■ **Data lines**
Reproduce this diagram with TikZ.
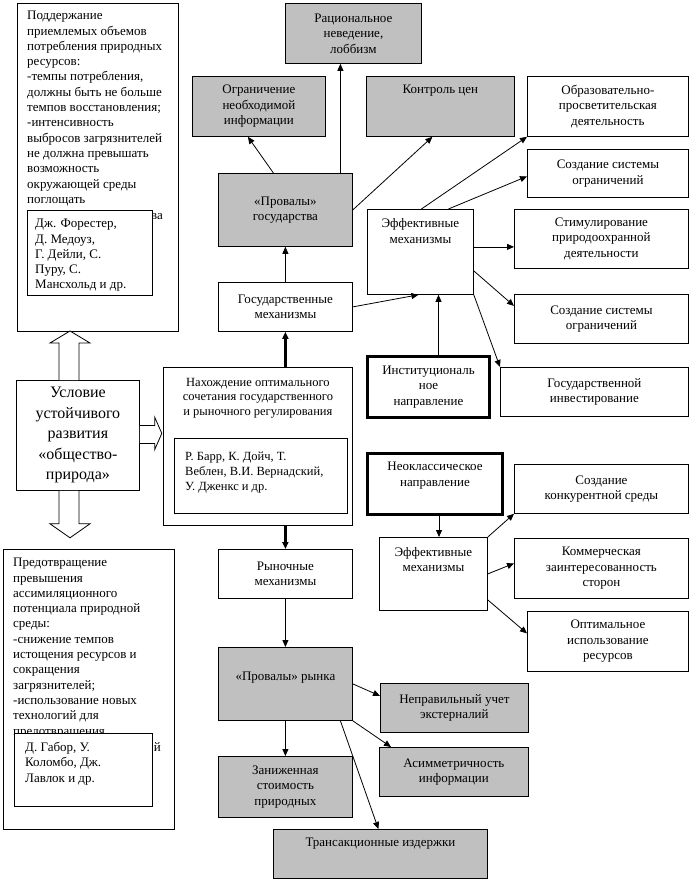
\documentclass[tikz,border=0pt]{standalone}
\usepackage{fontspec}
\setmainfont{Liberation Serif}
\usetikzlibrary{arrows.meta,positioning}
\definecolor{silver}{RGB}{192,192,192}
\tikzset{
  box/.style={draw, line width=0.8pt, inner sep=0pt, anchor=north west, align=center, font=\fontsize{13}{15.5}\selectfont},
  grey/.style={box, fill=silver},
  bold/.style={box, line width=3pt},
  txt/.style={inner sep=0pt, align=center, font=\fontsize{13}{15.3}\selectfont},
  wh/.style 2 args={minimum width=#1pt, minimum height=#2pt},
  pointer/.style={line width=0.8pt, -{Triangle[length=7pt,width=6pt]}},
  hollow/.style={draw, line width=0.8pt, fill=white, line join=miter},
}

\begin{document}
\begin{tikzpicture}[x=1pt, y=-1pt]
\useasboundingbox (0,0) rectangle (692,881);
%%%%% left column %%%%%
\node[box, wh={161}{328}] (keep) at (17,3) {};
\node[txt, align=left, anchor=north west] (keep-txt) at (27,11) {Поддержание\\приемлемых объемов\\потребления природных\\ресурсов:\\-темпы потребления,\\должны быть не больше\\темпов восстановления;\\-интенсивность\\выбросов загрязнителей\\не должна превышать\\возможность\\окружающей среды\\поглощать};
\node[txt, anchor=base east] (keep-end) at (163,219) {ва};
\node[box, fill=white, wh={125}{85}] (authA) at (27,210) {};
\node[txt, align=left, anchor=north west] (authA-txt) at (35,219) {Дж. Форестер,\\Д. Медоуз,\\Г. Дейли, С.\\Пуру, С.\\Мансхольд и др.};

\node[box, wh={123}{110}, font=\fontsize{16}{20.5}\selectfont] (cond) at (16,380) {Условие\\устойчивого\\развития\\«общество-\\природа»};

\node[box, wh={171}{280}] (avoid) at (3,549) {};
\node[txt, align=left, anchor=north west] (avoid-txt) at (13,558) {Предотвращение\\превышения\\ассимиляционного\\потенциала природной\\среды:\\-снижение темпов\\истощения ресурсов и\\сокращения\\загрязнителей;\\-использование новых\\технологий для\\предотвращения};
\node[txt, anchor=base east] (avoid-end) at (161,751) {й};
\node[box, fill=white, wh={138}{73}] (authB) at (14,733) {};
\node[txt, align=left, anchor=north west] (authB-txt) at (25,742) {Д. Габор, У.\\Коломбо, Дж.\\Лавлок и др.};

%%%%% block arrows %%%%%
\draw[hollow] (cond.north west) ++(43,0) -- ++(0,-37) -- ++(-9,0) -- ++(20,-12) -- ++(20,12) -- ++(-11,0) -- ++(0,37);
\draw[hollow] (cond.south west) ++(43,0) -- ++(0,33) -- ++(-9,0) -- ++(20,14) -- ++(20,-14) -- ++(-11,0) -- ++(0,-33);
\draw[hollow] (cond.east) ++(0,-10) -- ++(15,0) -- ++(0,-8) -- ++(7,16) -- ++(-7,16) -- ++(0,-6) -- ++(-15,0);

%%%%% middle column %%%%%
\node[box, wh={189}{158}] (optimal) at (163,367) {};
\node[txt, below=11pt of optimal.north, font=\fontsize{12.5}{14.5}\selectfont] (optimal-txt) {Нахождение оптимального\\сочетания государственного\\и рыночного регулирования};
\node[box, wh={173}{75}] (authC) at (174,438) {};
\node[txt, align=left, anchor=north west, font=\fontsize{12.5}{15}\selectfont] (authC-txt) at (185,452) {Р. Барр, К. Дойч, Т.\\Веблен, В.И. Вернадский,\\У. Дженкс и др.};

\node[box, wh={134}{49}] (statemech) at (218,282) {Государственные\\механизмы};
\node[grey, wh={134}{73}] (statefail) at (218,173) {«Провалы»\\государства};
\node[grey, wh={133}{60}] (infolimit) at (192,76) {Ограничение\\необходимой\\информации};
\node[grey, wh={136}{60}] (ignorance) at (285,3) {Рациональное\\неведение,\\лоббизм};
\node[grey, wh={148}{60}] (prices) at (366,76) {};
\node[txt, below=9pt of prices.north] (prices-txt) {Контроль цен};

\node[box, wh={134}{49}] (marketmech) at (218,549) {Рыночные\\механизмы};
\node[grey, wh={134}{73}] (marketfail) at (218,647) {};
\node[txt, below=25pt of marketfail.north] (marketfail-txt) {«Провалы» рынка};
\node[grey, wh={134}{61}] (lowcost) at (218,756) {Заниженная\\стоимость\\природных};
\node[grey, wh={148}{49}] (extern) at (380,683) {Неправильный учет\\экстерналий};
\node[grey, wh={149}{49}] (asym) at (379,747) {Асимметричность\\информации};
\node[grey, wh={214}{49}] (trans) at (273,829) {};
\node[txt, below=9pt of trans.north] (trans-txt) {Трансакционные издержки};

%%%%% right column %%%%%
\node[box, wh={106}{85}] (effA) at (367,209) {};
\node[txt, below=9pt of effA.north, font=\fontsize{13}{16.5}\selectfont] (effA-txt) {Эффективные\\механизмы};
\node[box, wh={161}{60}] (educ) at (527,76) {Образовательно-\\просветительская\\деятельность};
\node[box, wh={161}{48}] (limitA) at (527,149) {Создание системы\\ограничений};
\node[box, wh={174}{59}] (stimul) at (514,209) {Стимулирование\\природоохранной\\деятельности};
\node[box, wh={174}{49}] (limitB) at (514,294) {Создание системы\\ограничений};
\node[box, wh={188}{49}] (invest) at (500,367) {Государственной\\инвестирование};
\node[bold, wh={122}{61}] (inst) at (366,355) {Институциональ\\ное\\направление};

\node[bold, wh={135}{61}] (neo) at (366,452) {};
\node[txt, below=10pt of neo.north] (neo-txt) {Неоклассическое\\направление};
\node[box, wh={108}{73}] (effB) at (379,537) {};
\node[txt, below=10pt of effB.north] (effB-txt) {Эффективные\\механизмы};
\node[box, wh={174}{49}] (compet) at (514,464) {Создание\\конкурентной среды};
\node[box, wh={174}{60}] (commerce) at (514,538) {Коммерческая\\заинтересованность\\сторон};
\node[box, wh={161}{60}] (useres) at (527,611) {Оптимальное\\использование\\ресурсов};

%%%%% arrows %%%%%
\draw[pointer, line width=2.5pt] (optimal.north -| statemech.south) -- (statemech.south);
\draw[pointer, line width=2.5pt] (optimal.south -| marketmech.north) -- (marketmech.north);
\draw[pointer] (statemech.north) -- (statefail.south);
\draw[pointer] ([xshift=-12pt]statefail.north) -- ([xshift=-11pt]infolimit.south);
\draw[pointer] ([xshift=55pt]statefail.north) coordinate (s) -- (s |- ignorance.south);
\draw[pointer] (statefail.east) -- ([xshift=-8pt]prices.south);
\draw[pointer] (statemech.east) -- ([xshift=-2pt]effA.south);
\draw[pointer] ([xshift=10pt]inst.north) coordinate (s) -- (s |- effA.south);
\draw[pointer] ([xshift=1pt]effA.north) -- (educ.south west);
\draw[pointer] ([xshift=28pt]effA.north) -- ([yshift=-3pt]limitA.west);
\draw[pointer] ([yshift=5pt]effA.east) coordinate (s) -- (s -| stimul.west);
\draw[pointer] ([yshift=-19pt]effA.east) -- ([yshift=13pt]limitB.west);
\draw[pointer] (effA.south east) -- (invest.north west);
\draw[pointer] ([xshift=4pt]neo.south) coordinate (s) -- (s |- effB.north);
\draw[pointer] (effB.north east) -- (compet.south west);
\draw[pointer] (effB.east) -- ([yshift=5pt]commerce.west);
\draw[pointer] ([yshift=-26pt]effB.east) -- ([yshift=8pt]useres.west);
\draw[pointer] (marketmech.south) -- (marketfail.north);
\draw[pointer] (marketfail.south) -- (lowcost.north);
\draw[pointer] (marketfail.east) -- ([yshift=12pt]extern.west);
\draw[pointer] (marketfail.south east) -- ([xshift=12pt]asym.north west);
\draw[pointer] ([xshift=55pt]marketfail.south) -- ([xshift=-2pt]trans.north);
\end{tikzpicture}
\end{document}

■ **Goal**
Emit the lines of the material exactly, from its first line to the line containing "anchor=north west] (authB-txt)", inclusive; leave every picture out.

■ **Reply to the task**
Reproduce this diagram with TikZ.
\documentclass[tikz,border=0pt]{standalone}
\usepackage{fontspec}
\setmainfont{Liberation Serif}
\usetikzlibrary{arrows.meta,positioning}
\definecolor{silver}{RGB}{192,192,192}
\tikzset{
  box/.style={draw, line width=0.8pt, inner sep=0pt, anchor=north west, align=center, font=\fontsize{13}{15.5}\selectfont},
  grey/.style={box, fill=silver},
  bold/.style={box, line width=3pt},
  txt/.style={inner sep=0pt, align=center, font=\fontsize{13}{15.3}\selectfont},
  wh/.style 2 args={minimum width=#1pt, minimum height=#2pt},
  pointer/.style={line width=0.8pt, -{Triangle[length=7pt,width=6pt]}},
  hollow/.style={draw, line width=0.8pt, fill=white, line join=miter},
}

\begin{document}
\begin{tikzpicture}[x=1pt, y=-1pt]
\useasboundingbox (0,0) rectangle (692,881);
%%%%% left column %%%%%
\node[box, wh={161}{328}] (keep) at (17,3) {};
\node[txt, align=left, anchor=north west] (keep-txt) at (27,11) {Поддержание\\приемлемых объемов\\потребления природных\\ресурсов:\\-темпы потребления,\\должны быть не больше\\темпов восстановления;\\-интенсивность\\выбросов загрязнителей\\не должна превышать\\возможность\\окружающей среды\\поглощать};
\node[txt, anchor=base east] (keep-end) at (163,219) {ва};
\node[box, fill=white, wh={125}{85}] (authA) at (27,210) {};
\node[txt, align=left, anchor=north west] (authA-txt) at (35,219) {Дж. Форестер,\\Д. Медоуз,\\Г. Дейли, С.\\Пуру, С.\\Мансхольд и др.};

\node[box, wh={123}{110}, font=\fontsize{16}{20.5}\selectfont] (cond) at (16,380) {Условие\\устойчивого\\развития\\«общество-\\природа»};

\node[box, wh={171}{280}] (avoid) at (3,549) {};
\node[txt, align=left, anchor=north west] (avoid-txt) at (13,558) {Предотвращение\\превышения\\ассимиляционного\\потенциала природной\\среды:\\-снижение темпов\\истощения ресурсов и\\сокращения\\загрязнителей;\\-использование новых\\технологий для\\предотвращения};
\node[txt, anchor=base east] (avoid-end) at (161,751) {й};
\node[box, fill=white, wh={138}{73}] (authB) at (14,733) {};
\node[txt, align=left, anchor=north west] (authB-txt) at (25,742) {Д. Габор, У.\\Коломбо, Дж.\\Лавлок и др.};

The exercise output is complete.